With the thick stain of poor repute smeared over Australian diplomatic and espionage efforts, former Prime Minister John Howard had a chance to reflect on the matter ahead of the January 1 release of the 2004 cabinet documents. In an interview with SBS, he expressed “such confidence in our intelligence agencies […] they would always act in a manner that promoted Australia’s national interest.” When asked whether the bugging incident fell within that measure of promotion, Howard preferred to be enigmatic. “Well, I said, what I said, I always thought they adhere to the national interest.” Conveniently, the issue of direct responsibility was thereby eschewed.

While thousands of pages of documents were released, there was one omission: a cabinet submission about the East Timor maritime boundary.
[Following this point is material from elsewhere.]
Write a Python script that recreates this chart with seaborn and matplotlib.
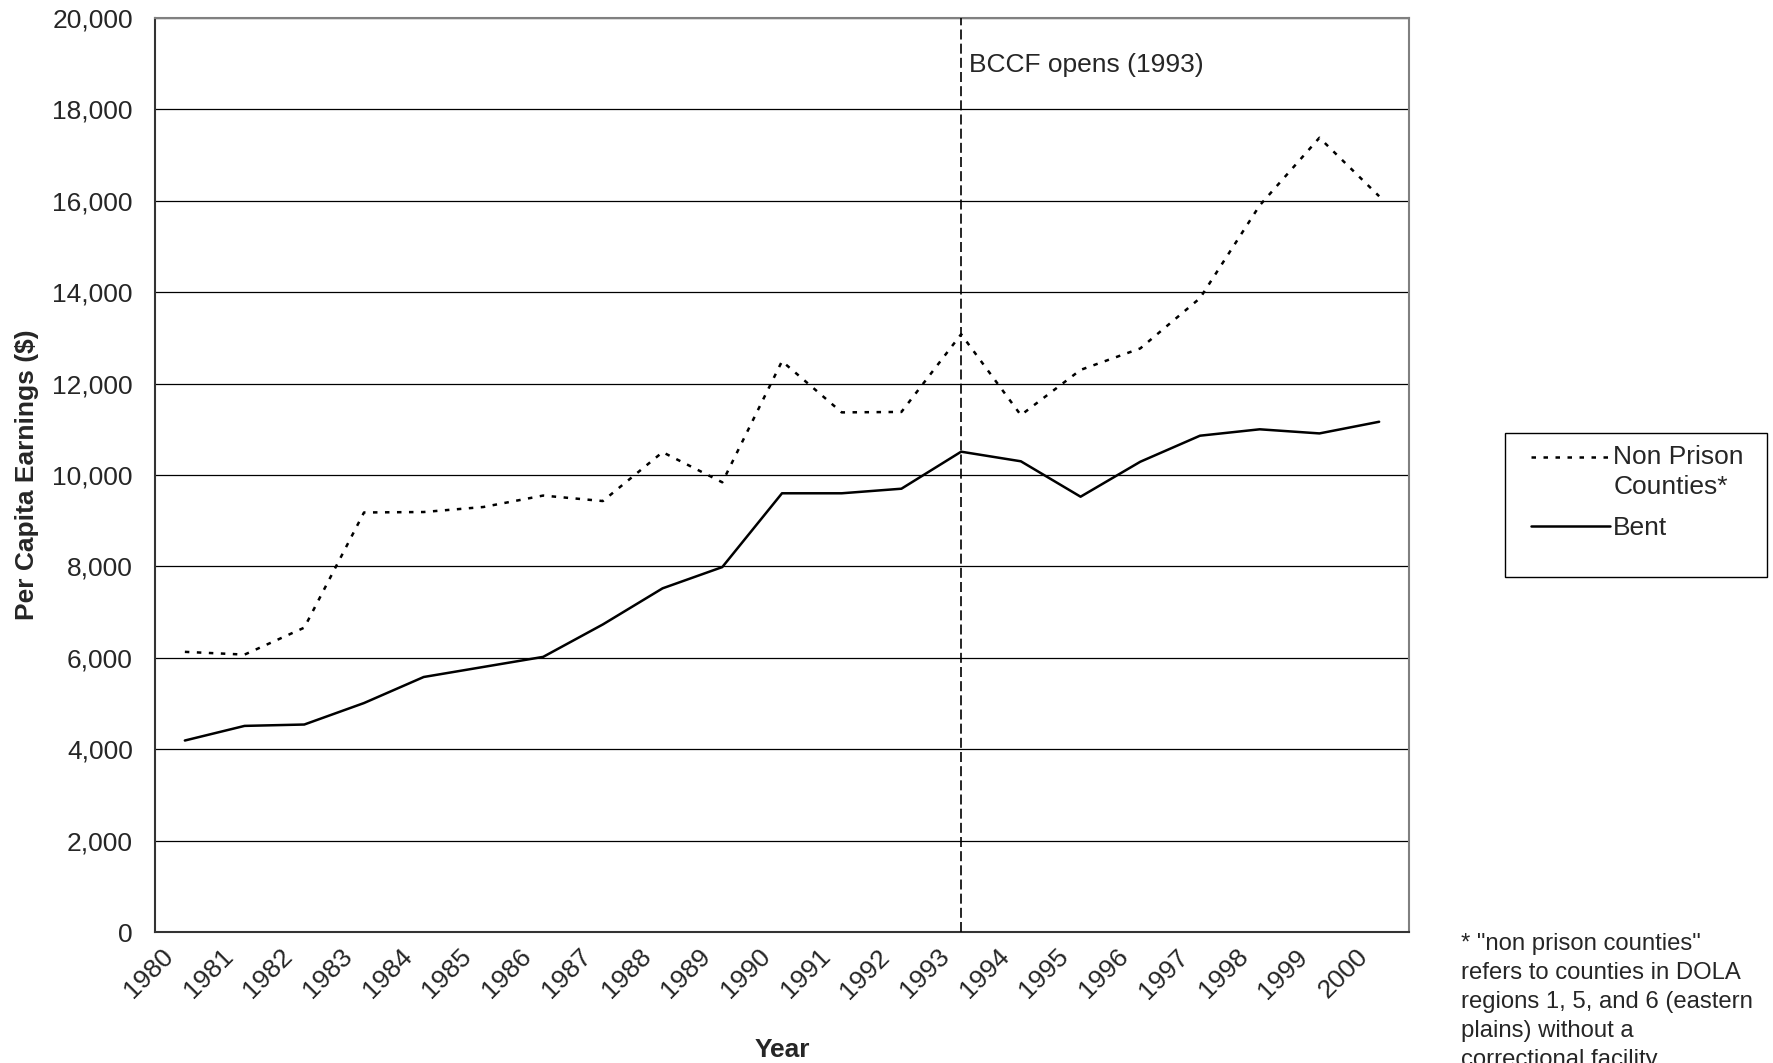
import matplotlib
matplotlib.use("Agg")
import matplotlib.pyplot as plt
import matplotlib.ticker as mticker
from matplotlib import transforms
from matplotlib.patches import Rectangle
from matplotlib.legend_handler import HandlerLine2D
import numpy as np
import pandas as pd
import seaborn as sns

# ---- data ----
years = ["1980", "1981", "1982", "1983", "1984", "1985", "1986", "1987", "1988", "1989",
         "1990", "1991", "1992", "1993", "1994", "1995", "1996", "1997", "1998", "1999", "2000"]
non_prison = [6130, 6070, 6660, 9180, 9190, 9300, 9550, 9430, 10500, 9840,
              12490, 11370, 11380, 13080, 11310, 12300, 12770, 13870, 15900, 17380, 16100]
bent = [4190, 4510, 4540, 5010, 5580, 5800, 6020, 6730, 7520, 7985,
        9600, 9600, 9700, 10510, 10300, 9525, 10290, 10860, 11000, 10910, 11165]
series_names = ["Non Prison\nCounties*", "Bent"]
y_ticks = [0, 2000, 4000, 6000, 8000, 10000, 12000, 14000, 16000, 18000, 20000]
event_year = "1993"
event_label = "BCCF opens (1993)"
footnote = ('* "non prison counties"\nrefers to counties in DOLA\n'
            'regions 1, 5, and 6 (eastern\nplains) without a\ncorrectional facility')

sns.set_style("white")
plt.rcParams["font.family"] = ["Liberation Sans", "DejaVu Sans"]
FS = 19

pos = np.arange(len(years)) + 0.5
df = pd.DataFrame({
    "pos": np.concatenate([pos, pos]),
    "value": non_prison + bent,
    "series": [series_names[0]] * len(years) + [series_names[1]] * len(years),
})

W, H = 1773, 1063
fig = plt.figure(figsize=(W / 100, H / 100), dpi=100)
ax = fig.add_axes([155 / W, 1 - 932 / H, 1254 / W, 914 / H])

sns.lineplot(data=df[df.series == series_names[0]], x="pos", y="value", ax=ax,
             color="black", linewidth=1.8, linestyle=(0, (1.8, 3.0)),
             label=series_names[0])
sns.lineplot(data=df[df.series == series_names[1]], x="pos", y="value", ax=ax,
             color="black", linewidth=1.8, linestyle="-", label=series_names[1])

ax.set_xlim(0, len(years))
ax.set_ylim(0, 20000)

ax.set_yticks(y_ticks)
ax.yaxis.set_major_formatter(mticker.FuncFormatter(lambda v, p: f"{int(v):,}"))
ax.grid(axis="y", color="black", linewidth=0.9)
ax.grid(axis="x", visible=False)
ax.set_axisbelow(True)

# x ticks: marks at category boundaries, labels at centers
ax.set_xticks(np.arange(0, len(years) + 1))
ax.set_xticklabels([])
ax.set_xticks(pos, minor=True)
ax.set_xticklabels(years, minor=True, rotation=45, ha="right", fontsize=FS)
ax.tick_params(axis="x", which="major", direction="out", length=6, width=1, color="#333333")
ax.tick_params(axis="x", which="minor", length=0, pad=9)
ax.tick_params(axis="y", direction="out", length=6, width=1, color="#333333",
               labelsize=FS, pad=10)
offset = transforms.ScaledTranslation(-7 / 100, 0, fig.dpi_scale_trans)
for lbl in ax.get_xticklabels(minor=True):
    lbl.set_transform(lbl.get_transform() + offset)

for side in ["top", "right"]:
    ax.spines[side].set_visible(True)
    ax.spines[side].set_color("#808080")
    ax.spines[side].set_linewidth(1.5)
for side in ["left", "bottom"]:
    ax.spines[side].set_color("#333333")
    ax.spines[side].set_linewidth(1.5)

ax.set_xlabel("Year", fontsize=FS, fontweight="bold")
ax.set_ylabel("Per Capita Earnings ($)", fontsize=FS, fontweight="bold")
ax.xaxis.set_label_coords(0.5, (932 - 1050) / 914)
ax.xaxis.label.set_va("center")
ax.yaxis.set_label_coords((27 - 155) / 1254, 0.5)
ax.yaxis.label.set_va("center")

# event line
ev_x = pos[years.index(event_year)]
ax.axvline(ev_x, color="black", linewidth=1.2, linestyle=(0, (6, 2.5)), zorder=3)
ax.annotate(event_label, xy=(ev_x, 18980), xytext=(6, 0), textcoords="offset points",
            fontsize=FS, va="center", ha="left")


# legend: handle for the two-line entry sits on its first line
class FirstLineHandler(HandlerLine2D):
    def __init__(self, shift, **kw):
        super().__init__(**kw)
        self.shift = shift

    def create_artists(self, legend, orig_handle, xdescent, ydescent, width, height,
                       fontsize, trans):
        arts = super().create_artists(legend, orig_handle, xdescent, ydescent, width,
                                      height, fontsize, trans)
        for a in arts:
            a.set_ydata(np.asarray(a.get_ydata()) + self.shift)
        return arts


ax.legend_.remove()
handles, labels = ax.get_legend_handles_labels()
leg = fig.legend(handles, labels, loc="upper left",
                 bbox_to_anchor=(1531 / W, 1 - 445 / H), borderaxespad=0,
                 fontsize=FS, frameon=False, handlelength=3.0, handletextpad=0.12,
                 borderpad=0, labelspacing=0.65,
                 handler_map={handles[0]: FirstLineHandler(shift=11)})
for t in leg.get_texts():
    t.set_linespacing(1.3)
fig.patches.append(Rectangle((1505 / W, 1 - 577 / H), 262 / W, 144 / H,
                             transform=fig.transFigure, fill=False,
                             edgecolor="black", linewidth=1.0))

fig.text(1461 / W, 1 - 933 / H, footnote, fontsize=17.2, va="top", ha="left",
         linespacing=1.41)

fig.savefig("out.png", dpi=100)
When asked whether his ministers discussed the intelligence operation against Timor-Leste, Howard used the selective memory defence. “I’ve got a good memory, but not that good.”

The best assessment offered of this sordid episode in Australian history comes from Galbraith: both Howard and his foreign minister, Alexander Downer, had shown themselves to be mere “shills for the corporations”. This amoral, piratical approach towards a supposedly friendly country in dire need undercut the nonsense about rules-based orders in international relations. The bugging breached several laws – Australian and local. It also produced a response most venal by targeting those responsible for revealing its existence. In East Timor, they are lionised; in Australia, they were institutionally demonised. The notion of the “fair go” remains, at the end of the day, just a notion.